Fue así como David, con su parsimonia infinita, nos transmitió su rutina: Nos explicó lo duro que podía ser llevar aquel sitio, la importancia de los donativos que, muchas veces, eran insuficientes y la dureza del invierno en la montaña. Sin embargo su expresión no cambiaba, era un sacrificio que él estaba dispuesto a asumir para una vida que le encantaba: David recibía y trataba cada día a veinte peregrinos, todos diferentes. Él se identificaba como un compañero más, un testigo de momentos únicos, protagonizados por diversas personas que, en otros contextos, jamás coincidirían. Nos habló también del amor, y de lo rápido que florece en una experiencia tan intensa como es el camino de Santiago.
Hubo un momento en el que detuvo su charla para dirigirse a la cocina y volver con un pequeño cuenco que guardaba ochenta céntimos.
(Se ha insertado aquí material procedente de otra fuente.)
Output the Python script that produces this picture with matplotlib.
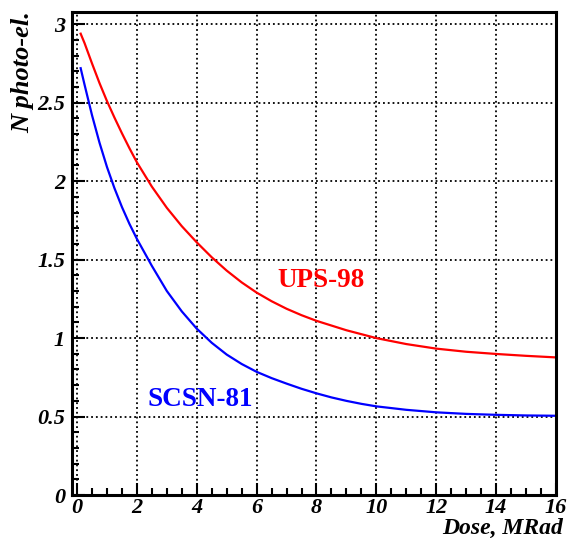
import matplotlib.pyplot as plt
from matplotlib.ticker import MultipleLocator

# valeurs
dose_ups = [0.12, 0.25, 0.5, 0.75, 1, 1.25, 1.5, 1.75, 2, 2.5, 3, 3.5, 4, 4.5,
            5, 5.5, 6, 6.5, 7, 7.5, 8, 9, 10, 11, 12, 13, 14, 15, 16]
n_ups = [2.94, 2.88, 2.75, 2.625, 2.51, 2.405, 2.305, 2.21, 2.12, 1.965, 1.83,
         1.713, 1.61, 1.515, 1.43, 1.355, 1.29, 1.235, 1.187, 1.146, 1.11,
         1.05, 1.0, 0.962, 0.933, 0.913, 0.899, 0.887, 0.877]

dose_scsn = [0.12, 0.25, 0.5, 0.75, 1, 1.25, 1.5, 1.75, 2, 2.5, 3, 3.5, 4,
             4.5, 5, 5.5, 6, 6.5, 7, 7.5, 8, 8.5, 9, 9.5, 10, 11, 12, 13, 14,
             15, 16]
n_scsn = [2.72, 2.615, 2.42, 2.245, 2.09, 1.955, 1.835, 1.728, 1.632, 1.46,
          1.30, 1.17, 1.06, 0.97, 0.895, 0.835, 0.785, 0.745, 0.71, 0.677,
          0.648, 0.622, 0.60, 0.581, 0.565, 0.543, 0.527, 0.517, 0.511, 0.507,
          0.505]

xticks = [0, 2, 4, 6, 8, 10, 12, 14, 16]
yticks = [0, 0.5, 1, 1.5, 2, 2.5, 3]
ytick_labels = ['0', '0.5', '1', '1.5', '2', '2.5', '3']

plt.rcParams['font.family'] = ['Liberation Serif', 'DejaVu Serif']

fig = plt.figure(figsize=(5.69, 5.4), dpi=100)
ax = fig.add_axes([0.1265, 0.0833, 0.8505, 0.895])

ax.plot(dose_ups, n_ups, color='red', linewidth=1.6)
ax.plot(dose_scsn, n_scsn, color='blue', linewidth=1.6)

ax.set_xlim(-0.17, 16)
ax.set_ylim(0, 3.08)

ax.set_xticks(xticks)
ax.set_xticklabels([str(t) for t in xticks])
ax.set_yticks(yticks)
ax.set_yticklabels(ytick_labels)
ax.xaxis.set_minor_locator(MultipleLocator(0.5))
ax.yaxis.set_minor_locator(MultipleLocator(0.1))

ax.tick_params(which='both', direction='in', top=False, right=False,
               width=1.5, labelsize=16)
ax.tick_params(which='major', length=9)
ax.tick_params(which='minor', length=5)
ax.tick_params(axis='x', pad=2)
ax.tick_params(axis='y', pad=5)
for lab in ax.get_xticklabels() + ax.get_yticklabels():
    lab.set_fontweight('bold')
    lab.set_fontstyle('italic')

for sp in ax.spines.values():
    sp.set_linewidth(2.2)

ax.grid(True, which='major', color='black', linestyle=':', linewidth=1.3)

# etiquettes courbes
ax.text(8.15, 1.37, 'UPS-98', color='red', fontsize=19.5, fontweight='bold',
        ha='center', va='center')
ax.text(4.1, 0.61, 'SCSN-81', color='blue', fontsize=19.5, fontweight='bold',
        ha='center', va='center')

fig.text(0.99, 0.002, 'Dose, MRad', ha='right', va='bottom', fontsize=17,
         fontweight='bold', fontstyle='italic')
fig.text(0.04, 0.98, 'N photo-el.', ha='center', va='top', rotation=90,
         fontsize=19, fontweight='bold', fontstyle='italic')

fig.savefig('out.png', dpi=100)
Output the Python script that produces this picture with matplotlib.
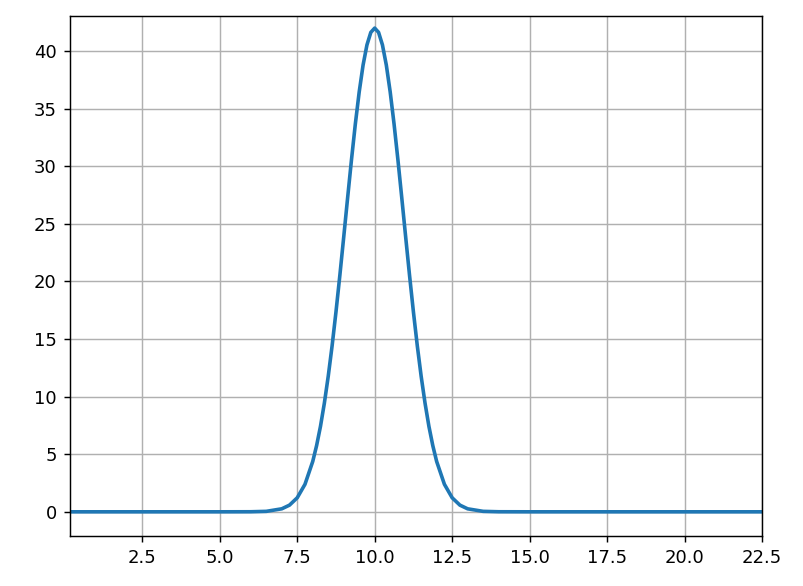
import matplotlib
matplotlib.use("Agg")
import matplotlib.pyplot as plt

# Curve values
x_vals = [0.15, 5.0, 6.0, 6.5, 7.0, 7.25, 7.5, 7.75, 8.0, 8.125, 8.25, 8.375,
          8.5, 8.625, 8.75, 8.875, 9.0, 9.125, 9.25, 9.375, 9.5, 9.625, 9.75,
          9.875, 10.0, 10.125, 10.25, 10.375, 10.5, 10.625, 10.75, 10.875,
          11.0, 11.125, 11.25, 11.375, 11.5, 11.625, 11.75, 11.875, 12.0,
          12.25, 12.5, 12.75, 13.0, 13.5, 14.0, 15.0, 22.5]
y_vals = [0.0, 0.0, 0.005, 0.04, 0.26, 0.58, 1.22, 2.39, 4.37, 5.75, 7.42, 9.43,
          11.76, 14.41, 17.35, 20.52, 23.85, 27.23, 30.55, 33.67, 36.46, 38.79,
          40.54, 41.63, 42.0, 41.63, 40.54, 38.79, 36.46, 33.67, 30.55, 27.23,
          23.85, 20.52, 17.35, 14.41, 11.76, 9.43, 7.42, 5.75, 4.37,
          2.39, 1.22, 0.58, 0.26, 0.04, 0.005, 0.0, 0.0]

fig = plt.figure(figsize=(803 / 130, 586 / 130), dpi=130)
ax = fig.add_axes([69.5 / 803, 50 / 586, (762 - 69.5) / 803, (536 - 16) / 586])

ax.plot(x_vals, y_vals, color='#1f77b4', linewidth=2.0)

ax.set_xlim(x_vals[0], x_vals[-1])
ax.set_ylim(-2.1, 43.05)
ax.set_xticks([2.5, 5.0, 7.5, 10.0, 12.5, 15.0, 17.5, 20.0, 22.5])
ax.set_yticks(range(0, 41, 5))
ax.grid(True)

fig.savefig("out.png", dpi=130)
Nos lo mostró, y en ese instante el hospitalero nos empezó a relatar su historia:
Hace unas semanas, justo antes de que sirviera la cena, alguien llamó a la puerta de este Albergue. Era un joven que llevaba cuatro días sin comer en caliente y que había sido rechazado del albergue anterior, solo porque no tenía dinero para entrar. Había caminado siete kilómetros más para llegar hasta aquí. Se llamaba Marcos. Le abrí las puertas y hablé un buen rato con él. Era un buen chico. Dentro, no obstante, era uno más y no desentonaba para nada en una mesa que compartía con, por ejemplo, un hombre de negocios peruano que poseía una empresa de ocho plantas en pleno Manhattan. Lo único que llamaba la atención del chico era su hambre, y de las tres veces que repitió las lentejas.
A la mañana siguiente volví a hablar con él y me preguntó hacia dónde podía seguir. Le dije que fuera al albergue de San Juan de Villapañada, donde mi amigo Domingo. Me preguntó que cuánto valía. Le dije que cinco euros. Me dijo que no podía pagárselo. Entonces cogí un billete de cinco y lo dejé en la mesa, porque a mí no me gusta eso de dar el dinero en mano. Le dije que lo cogiera, que no había ningún problema. Entonces nos despedimos con un abrazo, y me fui a recoger el desayuno. Fue entonces cuando oí la puerta cerrarse, y comprobé anonadado que los cinco euros todavía seguían ahí. Pero, lo que más me sorprendió, fue que a los dos minutos Marcos volvió, para decirme "toma David, es lo único que tengo. Que sirva como donativo para este albergue" y darme los ochenta céntimos que hoy todavía sigo guardando. Él dejó literalmente todo lo que tenía en este sitio, era la forma que consideraba oportuna de agradecer y de contribuir, como uno más, la continuidad de este hogar.
Mientras el hospitalero terminaba la historia orgulloso y emocionado, me fijaba en un azulejo en la pared que recitaba "El verdadero peregrino no exige, agradece".
A la mañana siguiente, después del desayuno, David y yo nos despedimos con un fuerte abrazo de dos minutos que acabó con lágrimas en mis ojos. Apenas habíamos intercambiado palabras durante mi estancia.
El camino continuaba, aunque algo de mí se quedó en aquella cuadra, escondido entre adornos, libros y música.